--- WHAT TO PRODUCE ---
Without the images, output each record below as it stands.

--- EXTRACTED DATA ---
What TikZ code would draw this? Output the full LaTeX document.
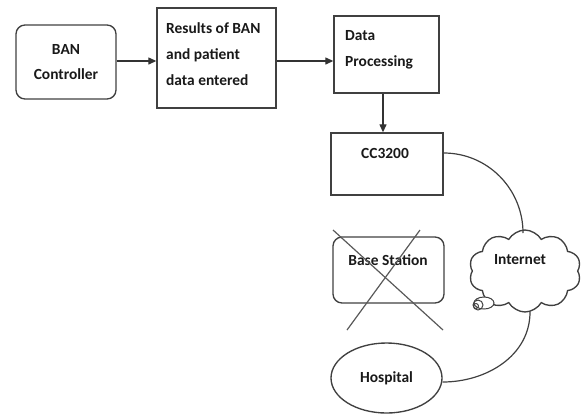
\documentclass[tikz,border=0pt]{standalone}
\usepackage{fontspec}
\setmainfont{Carlito}
\usetikzlibrary{shapes.geometric,shapes.symbols,arrows.meta}
\begin{document}
\begin{tikzpicture}[x=1bp,y=-1bp,
  every node/.style={font=\fontsize{15.5}{26}\selectfont\bfseries, text=black!90, inner sep=0pt},
  boxline/.style={draw=black!75, line width=1.35bp},
  plainbox/.style={boxline, rectangle},
  roundbox/.style={boxline, rectangle, rounded corners=9bp},
  arr/.style={draw=black!80, line width=1.2bp, -{Triangle[length=8bp,width=7bp]}},
  link/.style={draw=black!75, line width=1.2bp},
  crossline/.style={draw=black!65, line width=1.2bp}]
\useasboundingbox (0,0) rectangle (582,415);
\node[roundbox, minimum width=100bp, minimum height=74bp, align=center] (ban) at (66,62) {BAN\\Controller};
\node[plainbox, minimum width=119bp, minimum height=100bp] (res) at (216.5,58) {};
\node[anchor=base west, align=left] (restext) at (166,85) {Results of BAN\\and patient\\data entered};
\node[plainbox, minimum width=105bp, minimum height=77bp] (dp) at (386.5,54.5) {};
\node[anchor=base west, align=left] (dptext) at (345,66) {Data\\Processing};
\node[plainbox, minimum width=112bp, minimum height=62bp] (cc) at (387,164) {};
\node (cctext) at (385,153) {CC3200};
\node[roundbox, minimum width=111bp, minimum height=66bp] (bs) at (388.5,270) {};
\node (bstext) at (388,260) {Base Station};
\node[cloud, boxline, cloud puffs=10, cloud puff arc=120, aspect=1.35, minimum width=112bp, minimum height=82bp] (net) at (525,271) {};
\node (nettext) at (520,260) {Internet};
\node[ellipse, boxline, minimum width=111bp, minimum height=70bp] (hosp) at (386.5,378) {Hospital};
\draw[boxline, line width=1bp, fill=white] (484,303) ellipse (10bp and 6bp);
\draw[boxline, line width=1bp] (478,305) circle (5bp);
\draw[boxline, line width=0.9bp] (476,306) circle (2.5bp);
\coordinate (xa) at (333,230);
\coordinate (xb) at (443,330);
\coordinate (xc) at (420,230);
\coordinate (xd) at (347,330);
\draw[crossline] (xa) -- (xb);
\draw[crossline] (xc) -- (xd);
\draw[arr] (ban.east |- 0,61) -- (res.west |- 0,61);
\draw[arr] (res.east |- 0,61) -- (dp.west |- 0,61);
\draw[arr] (383,0 |- dp.south) -- (383,0 |- cc.north);
\coordinate (nettop) at (523,233);
\coordinate (netbot) at (530,312);
\draw[link] (cc.east |- 0,153) to[out=0,in=90] (nettop);
\draw[link] (netbot) to[out=-90,in=0] (hosp.east |- 0,382);
\end{tikzpicture}
\end{document}
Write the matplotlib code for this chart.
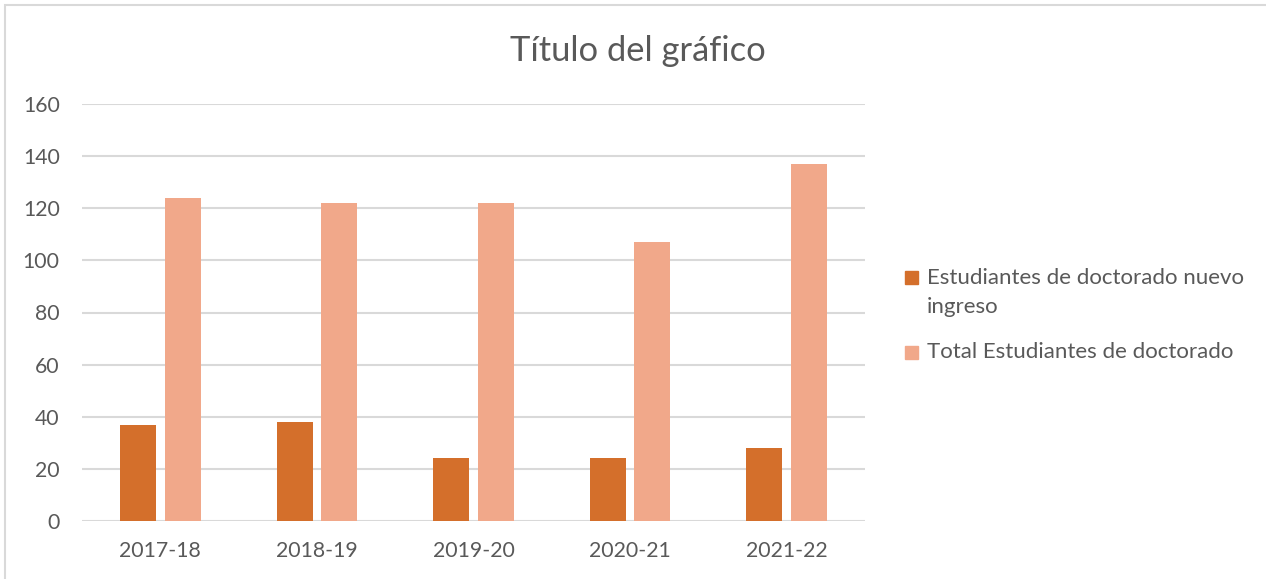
import numpy as np
import matplotlib.pyplot as plt
from matplotlib.patches import Rectangle

years = ['2017-18', '2018-19', '2019-20', '2020-21', '2021-22']
nuevo_ingreso = [37, 38, 24, 24, 28]
total_doctorado = [124, 122, 122, 107, 137]
series_labels = ['Estudiantes de doctorado nuevo\ningreso',
                 'Total Estudiantes de doctorado']

dark_color = '#D46F2B'
light_color = '#F1A88A'
text_color = '#595959'
grid_color = '#D9D9D9'

plt.rcParams['font.family'] = ['Lato', 'DejaVu Sans']

W, H = 1266, 579
fig = plt.figure(figsize=(W / 100, H / 100), dpi=100)
fig.patches.append(Rectangle((5 / W, -0.1), 1.2, 1 - 5 / H + 0.1,
                             transform=fig.transFigure, fill=False,
                             edgecolor=grid_color, linewidth=1.5))

ax = fig.add_axes([82 / W, 1 - 521 / H, 783 / W, 417 / H])
x = np.arange(len(years))
width = 0.23
offset = 0.142
ax.bar(x - offset, nuevo_ingreso, width, color=dark_color)
ax.bar(x + offset, total_doctorado, width, color=light_color)

ax.set_xlim(-0.5, len(years) - 0.5)
ax.set_ylim(0, 160)
ax.set_yticks(np.arange(0, 161, 20))
ax.set_xticks(x)
ax.set_xticklabels(years)
ax.yaxis.grid(True, color=grid_color, linewidth=1.5)
ax.set_axisbelow(True)
for side in ['top', 'right', 'left', 'bottom']:
    ax.spines[side].set_visible(False)
ax.tick_params(axis='both', length=0, labelsize=15.3, colors=text_color)
ax.tick_params(axis='y', pad=16)
ax.tick_params(axis='x', pad=14.5)

fig.text(638 / W, 1 - 51 / H, 'Título del gráfico', ha='center', va='center',
         fontsize=24.8, color=text_color)

# legend drawn by hand so the square sits next to the first text line
legend_rows = [(271, 279, series_labels[0], dark_color),
               (346, 353, series_labels[1], light_color)]
for sq_top, text_y, label, color in legend_rows:
    fig.patches.append(Rectangle((905 / W, 1 - (sq_top + 13) / H), 13 / W, 13 / H,
                                 transform=fig.transFigure, color=color))
    fig.text(927 / W, 1 - (text_y - 11) / H, label, ha='left', va='top',
             fontsize=16, color=text_color, linespacing=1.55)

plt.savefig('out.png', dpi=100)
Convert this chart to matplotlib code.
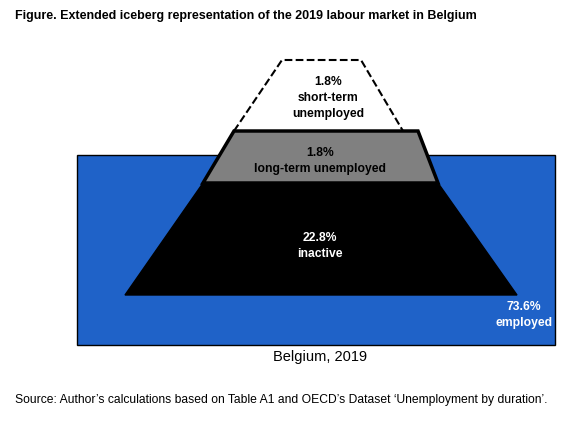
import matplotlib.pyplot as plt
from matplotlib.patches import Polygon, Rectangle

groups = ["short-term\nunemployed", "long-term unemployed", "inactive", "employed"]
shares = [1.8, 1.8, 22.8, 73.6]

W, H = 578, 421
fig = plt.figure(figsize=(W / 100, H / 100), dpi=100)
ax = fig.add_axes([0, 0, 1, 1])
ax.set_xlim(0, W)
ax.set_ylim(H, 0)
ax.axis("off")

# water (employed)
ax.add_patch(Rectangle((77, 155), 478, 190, facecolor="#1f62c8", edgecolor="black", lw=1))
# inactive
ax.add_patch(Polygon([(203, 183), (438, 183), (517, 295), (125, 295)], closed=True,
                     facecolor="black", edgecolor="black"))
# long-term unemployed
ax.add_patch(Polygon([(234, 131), (418, 131), (438, 183), (203, 183)], closed=True,
                     facecolor="#808080", edgecolor="black", lw=2.5))
# short-term unemployed (dashed tip)
ax.plot([234, 282, 361, 403], [131, 60, 60, 131], color="black", ls="--", lw=1.5)

lbl = [f"{v}%\n{g}" for g, v in zip(groups, shares)]
kw = dict(ha="center", va="center", fontsize=8.7, fontweight="bold",
          linespacing=1.4, family="Liberation Sans")
ax.text(328, 98, lbl[0], **kw)
ax.text(320, 161, lbl[1], **kw)
ax.text(320, 246, lbl[2], color="white", **kw)
ax.text(524, 315, lbl[3], color="white", **kw)

ax.text(320, 357, "Belgium, 2019", ha="center", va="center", fontsize=10.5,
        family="Liberation Sans")
ax.text(15, 16, "Figure. Extended iceberg representation of the 2019 labour market in Belgium",
        ha="left", va="center", fontsize=9, fontweight="bold", family="Liberation Sans")
ax.text(15, 400, "Source: Author\u2019s calculations based on Table A1 and OECD\u2019s Dataset \u2018Unemployment by duration\u2019.",
        ha="left", va="center", fontsize=8.75, family="Liberation Sans")

fig.savefig("out.png", dpi=100)
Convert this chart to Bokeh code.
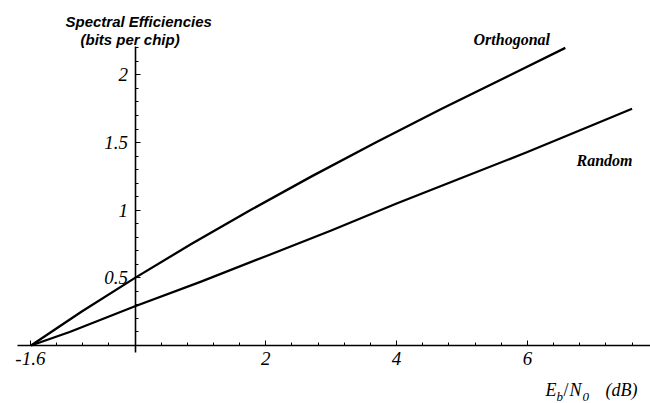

--- COMPLETED EXERCISE ---
What TikZ code would draw this? Output the full LaTeX document.
\documentclass[tikz,border=0pt]{standalone}
\usepackage{fontspec}
\setmainfont{Carlito}
\usetikzlibrary{shapes.geometric,shapes.symbols,arrows.meta}
\begin{document}
\begin{tikzpicture}[x=1bp,y=-1bp,
  every node/.style={font=\fontsize{15.5}{26}\selectfont\bfseries, text=black!90, inner sep=0pt},
  boxline/.style={draw=black!75, line width=1.35bp},
  plainbox/.style={boxline, rectangle},
  roundbox/.style={boxline, rectangle, rounded corners=9bp},
  arr/.style={draw=black!80, line width=1.2bp, -{Triangle[length=8bp,width=7bp]}},
  link/.style={draw=black!75, line width=1.2bp},
  crossline/.style={draw=black!65, line width=1.2bp}]
\useasboundingbox (0,0) rectangle (582,415);
\node[roundbox, minimum width=100bp, minimum height=74bp, align=center] (ban) at (66,62) {BAN\\Controller};
\node[plainbox, minimum width=119bp, minimum height=100bp] (res) at (216.5,58) {};
\node[anchor=base west, align=left] (restext) at (166,85) {Results of BAN\\and patient\\data entered};
\node[plainbox, minimum width=105bp, minimum height=77bp] (dp) at (386.5,54.5) {};
\node[anchor=base west, align=left] (dptext) at (345,66) {Data\\Processing};
\node[plainbox, minimum width=112bp, minimum height=62bp] (cc) at (387,164) {};
\node (cctext) at (385,153) {CC3200};
\node[roundbox, minimum width=111bp, minimum height=66bp] (bs) at (388.5,270) {};
\node (bstext) at (388,260) {Base Station};
\node[cloud, boxline, cloud puffs=10, cloud puff arc=120, aspect=1.35, minimum width=112bp, minimum height=82bp] (net) at (525,271) {};
\node (nettext) at (520,260) {Internet};
\node[ellipse, boxline, minimum width=111bp, minimum height=70bp] (hosp) at (386.5,378) {Hospital};
\draw[boxline, line width=1bp, fill=white] (484,303) ellipse (10bp and 6bp);
\draw[boxline, line width=1bp] (478,305) circle (5bp);
\draw[boxline, line width=0.9bp] (476,306) circle (2.5bp);
\coordinate (xa) at (333,230);
\coordinate (xb) at (443,330);
\coordinate (xc) at (420,230);
\coordinate (xd) at (347,330);
\draw[crossline] (xa) -- (xb);
\draw[crossline] (xc) -- (xd);
\draw[arr] (ban.east |- 0,61) -- (res.west |- 0,61);
\draw[arr] (res.east |- 0,61) -- (dp.west |- 0,61);
\draw[arr] (383,0 |- dp.south) -- (383,0 |- cc.north);
\coordinate (nettop) at (523,233);
\coordinate (netbot) at (530,312);
\draw[link] (cc.east |- 0,153) to[out=0,in=90] (nettop);
\draw[link] (netbot) to[out=-90,in=0] (hosp.east |- 0,382);
\end{tikzpicture}
\end{document}
Write the matplotlib code for this chart.
import numpy as np
import matplotlib.pyplot as plt
from matplotlib.patches import Rectangle

years = ['2017-18', '2018-19', '2019-20', '2020-21', '2021-22']
nuevo_ingreso = [37, 38, 24, 24, 28]
total_doctorado = [124, 122, 122, 107, 137]
series_labels = ['Estudiantes de doctorado nuevo\ningreso',
                 'Total Estudiantes de doctorado']

dark_color = '#D46F2B'
light_color = '#F1A88A'
text_color = '#595959'
grid_color = '#D9D9D9'

plt.rcParams['font.family'] = ['Lato', 'DejaVu Sans']

W, H = 1266, 579
fig = plt.figure(figsize=(W / 100, H / 100), dpi=100)
fig.patches.append(Rectangle((5 / W, -0.1), 1.2, 1 - 5 / H + 0.1,
                             transform=fig.transFigure, fill=False,
                             edgecolor=grid_color, linewidth=1.5))

ax = fig.add_axes([82 / W, 1 - 521 / H, 783 / W, 417 / H])
x = np.arange(len(years))
width = 0.23
offset = 0.142
ax.bar(x - offset, nuevo_ingreso, width, color=dark_color)
ax.bar(x + offset, total_doctorado, width, color=light_color)

ax.set_xlim(-0.5, len(years) - 0.5)
ax.set_ylim(0, 160)
ax.set_yticks(np.arange(0, 161, 20))
ax.set_xticks(x)
ax.set_xticklabels(years)
ax.yaxis.grid(True, color=grid_color, linewidth=1.5)
ax.set_axisbelow(True)
for side in ['top', 'right', 'left', 'bottom']:
    ax.spines[side].set_visible(False)
ax.tick_params(axis='both', length=0, labelsize=15.3, colors=text_color)
ax.tick_params(axis='y', pad=16)
ax.tick_params(axis='x', pad=14.5)

fig.text(638 / W, 1 - 51 / H, 'Título del gráfico', ha='center', va='center',
         fontsize=24.8, color=text_color)

# legend drawn by hand so the square sits next to the first text line
legend_rows = [(271, 279, series_labels[0], dark_color),
               (346, 353, series_labels[1], light_color)]
for sq_top, text_y, label, color in legend_rows:
    fig.patches.append(Rectangle((905 / W, 1 - (sq_top + 13) / H), 13 / W, 13 / H,
                                 transform=fig.transFigure, color=color))
    fig.text(927 / W, 1 - (text_y - 11) / H, label, ha='left', va='top',
             fontsize=16, color=text_color, linespacing=1.55)

plt.savefig('out.png', dpi=100)
Convert this chart to matplotlib code.
import matplotlib.pyplot as plt
from matplotlib.patches import Polygon, Rectangle

groups = ["short-term\nunemployed", "long-term unemployed", "inactive", "employed"]
shares = [1.8, 1.8, 22.8, 73.6]

W, H = 578, 421
fig = plt.figure(figsize=(W / 100, H / 100), dpi=100)
ax = fig.add_axes([0, 0, 1, 1])
ax.set_xlim(0, W)
ax.set_ylim(H, 0)
ax.axis("off")

# water (employed)
ax.add_patch(Rectangle((77, 155), 478, 190, facecolor="#1f62c8", edgecolor="black", lw=1))
# inactive
ax.add_patch(Polygon([(203, 183), (438, 183), (517, 295), (125, 295)], closed=True,
                     facecolor="black", edgecolor="black"))
# long-term unemployed
ax.add_patch(Polygon([(234, 131), (418, 131), (438, 183), (203, 183)], closed=True,
                     facecolor="#808080", edgecolor="black", lw=2.5))
# short-term unemployed (dashed tip)
ax.plot([234, 282, 361, 403], [131, 60, 60, 131], color="black", ls="--", lw=1.5)

lbl = [f"{v}%\n{g}" for g, v in zip(groups, shares)]
kw = dict(ha="center", va="center", fontsize=8.7, fontweight="bold",
          linespacing=1.4, family="Liberation Sans")
ax.text(328, 98, lbl[0], **kw)
ax.text(320, 161, lbl[1], **kw)
ax.text(320, 246, lbl[2], color="white", **kw)
ax.text(524, 315, lbl[3], color="white", **kw)

ax.text(320, 357, "Belgium, 2019", ha="center", va="center", fontsize=10.5,
        family="Liberation Sans")
ax.text(15, 16, "Figure. Extended iceberg representation of the 2019 labour market in Belgium",
        ha="left", va="center", fontsize=9, fontweight="bold", family="Liberation Sans")
ax.text(15, 400, "Source: Author\u2019s calculations based on Table A1 and OECD\u2019s Dataset \u2018Unemployment by duration\u2019.",
        ha="left", va="center", fontsize=8.75, family="Liberation Sans")

fig.savefig("out.png", dpi=100)
Convert this chart to Bokeh code.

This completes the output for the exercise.